Entries shown start

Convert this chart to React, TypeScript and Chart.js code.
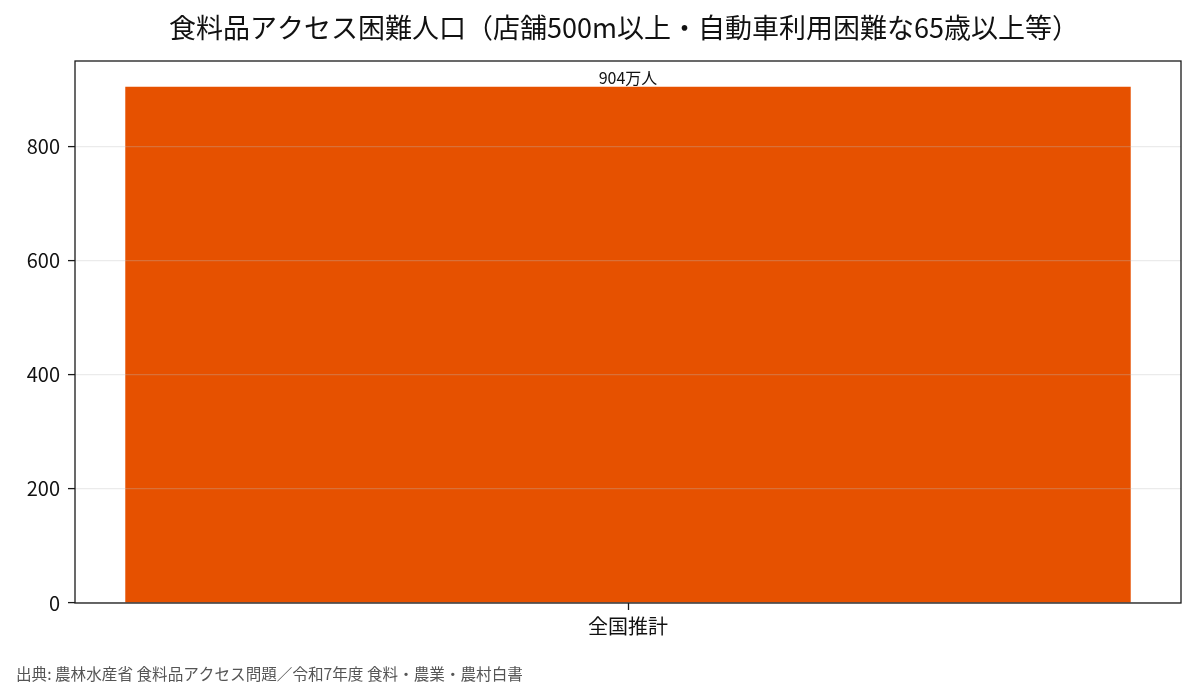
import React, { useEffect, useRef } from 'react';
import { Chart, registerables } from 'chart.js';

Chart.register(...registerables);

const chartTitle = '食料品アクセス困難人口（店舗500m以上・自動車利用困難な65歳以上等）';
const sourceNote = '出典: 農林水産省 食料品アクセス問題／令和7年度 食料・農業・農村白書';
const categories = ['全国推計'];
const values = [904];
const valueLabels = ['904万人'];
const yTicks = [0, 200, 400, 600, 800];

const FONT = '"Noto Sans CJK JP", "Noto Sans", sans-serif';

// 枠線・タイトル・注記・値ラベルを描く
const decorations = {
  id: 'decorations',
  afterDatasetsDraw(chart: any) {
    const ctx = chart.ctx;
    const meta = chart.getDatasetMeta(0);
    ctx.save();
    ctx.fillStyle = '#111';
    ctx.font = `16px ${FONT}`;
    ctx.textAlign = 'center';
    ctx.textBaseline = 'bottom';
    meta.data.forEach((bar: any, i: number) => {
      ctx.fillText(valueLabels[i], bar.x, bar.y - 1);
    });
    ctx.restore();
  },
  afterDraw(chart: any) {
    const ctx = chart.ctx;
    const a = chart.chartArea;
    ctx.save();
    ctx.strokeStyle = '#1a1a1a';
    ctx.lineWidth = 1.3;
    ctx.strokeRect(a.left, a.top, a.right - a.left, a.bottom - a.top);

    ctx.fillStyle = '#111';
    ctx.font = `27px ${FONT}`;
    ctx.textAlign = 'center';
    ctx.textBaseline = 'middle';
    ctx.fillText(chartTitle, (a.left + a.right) / 2 - 4, 28);

    ctx.fillStyle = '#555';
    ctx.font = `15.6px ${FONT}`;
    ctx.textAlign = 'left';
    ctx.fillText(sourceNote, 16, 674);
    ctx.restore();
  },
};

const App: React.FC = () => {
  const chartRef = useRef<HTMLCanvasElement>(null);
  const chartInstance = useRef<Chart | null>(null);

  useEffect(() => {
    if (!chartRef.current) return;
    if (chartInstance.current) chartInstance.current.destroy();

    chartInstance.current = new Chart(chartRef.current, {
      type: 'bar',
      data: {
        labels: categories,
        datasets: [
          {
            data: values,
            backgroundColor: '#E65100',
            borderWidth: 0,
            categoryPercentage: 1,
            barPercentage: 0.8 / 0.88,
          },
        ],
      },
      options: {
        responsive: false,
        animation: false,
        devicePixelRatio: 1,
        layout: { padding: { top: 61, right: 14, left: 0, bottom: 0 } },
        plugins: {
          legend: { display: false },
          tooltip: { enabled: false },
        },
        scales: {
          x: {
            grid: {
              drawOnChartArea: false,
              offset: false,
              tickLength: 7,
              tickColor: '#1a1a1a',
              tickWidth: 1.3,
            },
            border: { display: false },
            ticks: { color: '#111', font: { family: FONT, size: 20 }, padding: 4 },
            afterFit: (scale: any) => {
              scale.height = 95;
            },
          },
          y: {
            min: 0,
            max: values[0] * 1.05,
            grid: {
              z: 1,
              color: 'rgba(190,190,190,0.3)',
              lineWidth: 1.2,
              tickLength: 7,
              tickColor: '#1a1a1a',
              tickWidth: 1.3,
            },
            border: { display: false },
            ticks: { color: '#111', font: { family: FONT, size: 20 }, padding: 8 },
            afterBuildTicks: (scale: any) => {
              scale.ticks = yTicks.map((v) => ({ value: v }));
            },
            afterFit: (scale: any) => {
              scale.width = 75;
            },
          },
        },
      },
      plugins: [decorations],
    });

    return () => {
      if (chartInstance.current) {
        chartInstance.current.destroy();
        chartInstance.current = null;
      }
    };
  }, []);

  return (
    <div style={{ position: 'absolute', left: 0, top: 0, width: 1195, height: 698, background: '#fff' }}>
      <canvas ref={chartRef} width={1195} height={698} />
    </div>
  );
};

export default App;
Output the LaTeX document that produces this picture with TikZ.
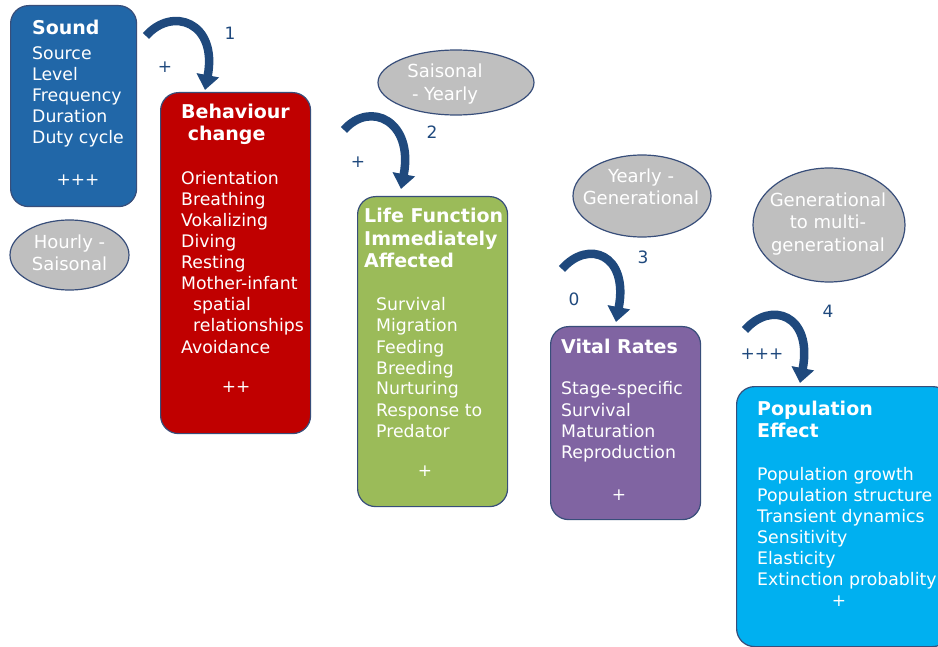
\documentclass[tikz,border=0pt]{standalone}
\usepackage{fontspec}
\setmainfont{DejaVu Sans}
\usetikzlibrary{arrows.meta,shapes.geometric}

\definecolor{soundblue}{RGB}{33,103,168}
\definecolor{behavred}{RGB}{192,0,0}
\definecolor{lifegreen}{RGB}{155,187,89}
\definecolor{vitalpurple}{RGB}{128,100,162}
\definecolor{popcyan}{RGB}{0,176,240}
\definecolor{periodgray}{RGB}{191,191,191}
\definecolor{boxline}{RGB}{56,78,122}
\definecolor{arrowblue}{RGB}{31,73,125}

\tikzset{
  box/.style={draw=boxline, line width=1.2pt, rounded corners=18pt, anchor=north west, inner sep=0pt},
  boxtitle/.style={anchor=base west, inner sep=0pt, text=white, font=\fontsize{19}{22}\selectfont\bfseries},
  item/.style={anchor=base west, inner sep=0pt, text=white, font=\fontsize{17.3}{21}\selectfont},
  score/.style={inner sep=0pt, text=white, font=\fontsize{17}{21}\selectfont},
  period/.style={ellipse, draw=boxline, fill=periodgray, line width=1.2pt, inner sep=0pt},
  periodtext/.style={align=center, inner sep=0pt, text=white, font=\fontsize{18}{22.5}\selectfont},
  bendarrow/.style={draw=arrowblue, line width=8.5pt, -{Triangle[length=15pt,width=22pt]}},
  steplabel/.style={inner sep=0pt, text=arrowblue, font=\fontsize{17}{21}\selectfont}
}

\begin{document}
\begin{tikzpicture}[x=1pt, y=-1pt]
  \useasboundingbox (0,0) rectangle (938,647);

  % boxes
  \node[box, fill=soundblue, minimum width=126, minimum height=201] (sound) at (10,5) {};
  \node[box, fill=behavred, minimum width=150, minimum height=341] (behav) at (160,92) {};
  \node[box, fill=lifegreen, minimum width=150, minimum height=310] (life) at (357,196) {};
  \node[box, fill=vitalpurple, minimum width=150, minimum height=193] (vital) at (550,326) {};
  \node[box, fill=popcyan, minimum width=214, minimum height=260] (pop) at (736,386) {};

  % time scales
  \node[period, minimum width=119, minimum height=70] (hourly) at (69.5,255) {};
  \node[period, minimum width=156, minimum height=65] (saisonal) at (456,82.5) {};
  \node[period, minimum width=138, minimum height=82] (yearly) at (642,196) {};
  \node[period, minimum width=152, minimum height=114] (generational) at (829,225) {};
  \node[periodtext] (hourly-t) at (69.5,253) {Hourly -\\Saisonal};
  \node[periodtext] (saisonal-t) at (445,84) {Saisonal\\- Yearly};
  \node[periodtext] (yearly-t) at (641,187) {Yearly -\\Generational};
  \node[periodtext] (generational-t) at (828,224) {Generational\\to multi-\\generational};

  % titles
  \node[boxtitle] (sound-title) at (32,35) {Sound};
  \foreach \y/\txt [count=\i] in {119/Behaviour, 141/{\ }change}
    \node[boxtitle] (behav-title\i) at (181,\y) {\txt};
  \foreach \y/\txt [count=\i] in {223/Life Function, 246/Immediately, 268/Affected}
    \node[boxtitle] (life-title\i) at (364,\y) {\txt};
  \node[boxtitle] (vital-title) at (561,353) {Vital Rates};
  \foreach \y/\txt [count=\i] in {415/Population, 437/Effect}
    \node[boxtitle] (pop-title\i) at (757,\y) {\txt};

  % items
  \foreach \txt [count=\i] in {Source, Level, Frequency, Duration, Duty cycle}
    \node[item] (sound-\i) at (32,39+21*\i) {\txt};
  \foreach \dx/\txt [count=\i] in {0/Orientation, 0/Breathing, 0/Vokalizing, 0/Diving, 0/Resting,
      0/Mother-infant, 12/spatial, 12/relationships, 0/Avoidance}
    \node[item] (behav-\i) at (181+\dx,164+21*\i) {\txt};
  \foreach \txt [count=\i] in {Survival, Migration, Feeding, Breeding, Nurturing, Response to, Predator}
    \node[item] (life-\i) at (376,290+21*\i) {\txt};
  \foreach \txt [count=\i] in {Stage-specific, Survival, Maturation, Reproduction}
    \node[item] (vital-\i) at (561,374+21*\i) {\txt};
  \foreach \txt [count=\i] in {Population growth, Population structure, Transient dynamics,
      Sensitivity, Elasticity, Extinction probablity}
    \node[item] (pop-\i) at (757,459+21*\i) {\txt};

  % scores
  \node[score] (sound-score) at (78,180) {+++};
  \node[score] (behav-score) at (236,387) {++};
  \node[score] (life-score) at (425,471) {+};
  \node[score] (vital-score) at (619,495) {+};
  \node[score] (pop-score) at (839,601) {+};

  % steps
  \foreach \n/\sx/\sy/\ex/\ey in {1/146/36/205/90, 2/344/130/401/189, 3/562/269/616/322, 4/745/330/800/383} {
    \coordinate (a\n s) at (\sx,\sy);
    \coordinate (a\n e) at (\ex,\ey);
    \draw[bendarrow] (a\n s) .. controls +(26,-30) and +(13,-68) .. (a\n e);
  }
  \node[steplabel] (step1) at (230,33) {1};
  \node[steplabel] (sign1) at (165,67) {+};
  \node[steplabel] (step2) at (432,132) {2};
  \node[steplabel] (sign2) at (358,162) {+};
  \node[steplabel] (step3) at (643,257) {3};
  \node[steplabel] (sign3) at (574,299) {0};
  \node[steplabel] (step4) at (828,311) {4};
  \node[steplabel] (sign4) at (762,354) {+++};
\end{tikzpicture}
\end{document}
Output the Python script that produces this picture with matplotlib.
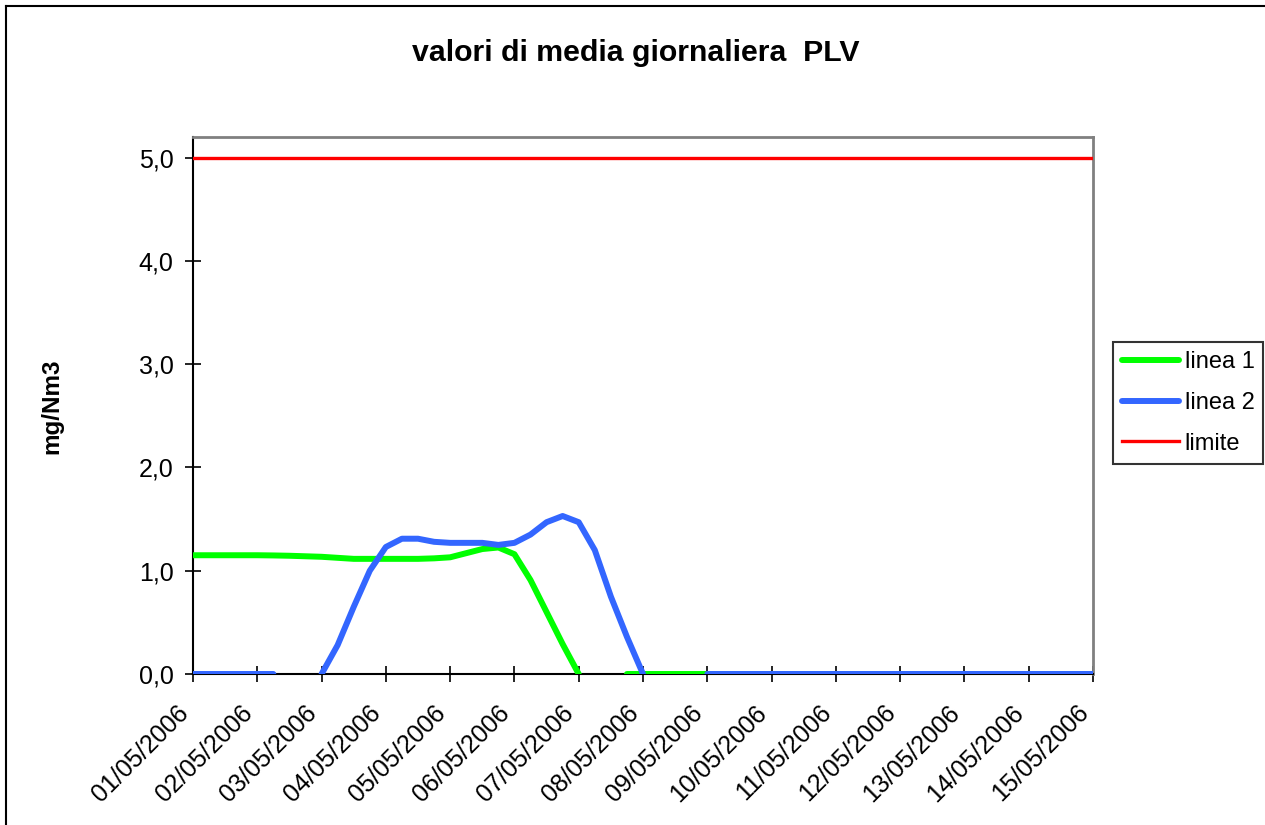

Entries shown end

**What is required:**
Retype exactly the lines from the one with "Output the LaTeX" through the one with "(0,0) rectangle (938,647);", both included, and nothing else; leave out the pictures.

**Answer to the problem:**
Output the LaTeX document that produces this picture with TikZ.
\documentclass[tikz,border=0pt]{standalone}
\usepackage{fontspec}
\setmainfont{DejaVu Sans}
\usetikzlibrary{arrows.meta,shapes.geometric}

\definecolor{soundblue}{RGB}{33,103,168}
\definecolor{behavred}{RGB}{192,0,0}
\definecolor{lifegreen}{RGB}{155,187,89}
\definecolor{vitalpurple}{RGB}{128,100,162}
\definecolor{popcyan}{RGB}{0,176,240}
\definecolor{periodgray}{RGB}{191,191,191}
\definecolor{boxline}{RGB}{56,78,122}
\definecolor{arrowblue}{RGB}{31,73,125}

\tikzset{
  box/.style={draw=boxline, line width=1.2pt, rounded corners=18pt, anchor=north west, inner sep=0pt},
  boxtitle/.style={anchor=base west, inner sep=0pt, text=white, font=\fontsize{19}{22}\selectfont\bfseries},
  item/.style={anchor=base west, inner sep=0pt, text=white, font=\fontsize{17.3}{21}\selectfont},
  score/.style={inner sep=0pt, text=white, font=\fontsize{17}{21}\selectfont},
  period/.style={ellipse, draw=boxline, fill=periodgray, line width=1.2pt, inner sep=0pt},
  periodtext/.style={align=center, inner sep=0pt, text=white, font=\fontsize{18}{22.5}\selectfont},
  bendarrow/.style={draw=arrowblue, line width=8.5pt, -{Triangle[length=15pt,width=22pt]}},
  steplabel/.style={inner sep=0pt, text=arrowblue, font=\fontsize{17}{21}\selectfont}
}

\begin{document}
\begin{tikzpicture}[x=1pt, y=-1pt]
  \useasboundingbox (0,0) rectangle (938,647);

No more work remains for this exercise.